1. ## Another work problem

a 1600 lb elevator is suspended by a 200 ft cable that weighs 10 lb/ft. How much work is required to raise the elevator from the basement to the third floor, a distance of 30 feet?

I know work is just force times distance, and thus the distance would be 30. But I have NO IDEA what the force would be in this problem or how to find it. Could somebody help me out?

2. Okay, so:

$\displaystyle W = \int_{ {l }_{i } }^{ {l }_{ f} } Fdl$

But in this case F is not a constant.

Remember, F = ma = mg

But m is a function of the length of the cable here, so F is a function of the length of the cable as well.

What is the mass of the system in terms of the length of the cable?

mass = 1600 + 200*(10) - 10*(distance elevator has risen)

See how the mass decreases 10 lb for every foot the elevator has risen?

So then F = mg = (3600 - 10L)g, where L is the distance it has risen
Then we have:

$\displaystyle W = \int_{ 0 }^{ 30 } g(3600 - 10l)dl = 9.8\int_{ 0 }^{ 30 } (3600 - 10l)dl$

And solve that bad boy. As a check, it should be less than if the mass stayed constant which would be 9.8*30*(3600) = 1058400

3. Originally Posted by Mentia
Okay, so:

$\displaystyle W = \int_{ {l }_{i } }^{ {l }_{ f} } Fdl$

But in this case F is not a constant.

Remember, F = ma = mg

But m is a function of the length of the cable here, so F is a function of the length of the cable as well.

What is the mass of the system in terms of the length of the cable?

mass = 1600 + 200*(10) - 10*(distance elevator has risen)

See how the mass decreases 10 lb for every foot the elevator has risen?

So then F = mg = (3600 - 10L)g, where L is the distance it has risen
Then we have:

$\displaystyle W = \int_{ 0 }^{ 30 } g(3600 - 10l)dl = 9.8\int_{ 0 }^{ 30 } (3600 - 10l)dl$

And solve that bad boy. As a check, it should be less than if the mass stayed constant which would be 9.8*30*(3600) = 1058400
whoa, whoa, whoa, I have no idea what you're talking about, I don't think mass even plays a part in this problem. It shouldn't anyways since we haven't covered that yet.

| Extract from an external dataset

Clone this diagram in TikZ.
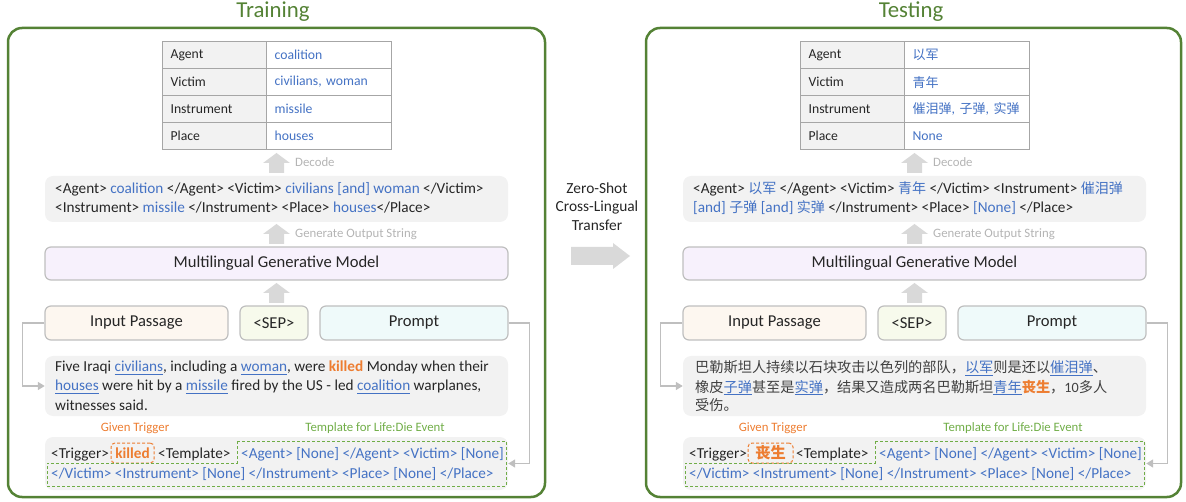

4. Mass must play a part. The force on the system (the elevator and the cable) is equal to its mass times it acceleration. On earth, the acceleration due to gravity is 9.8 m/s.

And yes i appear to have made another mistake. 9.8 m/s is 32 ft/s. So instead of multiplying by 9.8 you should multiply by 32.

Do you see how the mass changes though? As the cable is rolled up at the top, the lifting mechanism doesnt need to pull as much weight and so the force it needs to provide decreases as the elevator goes up.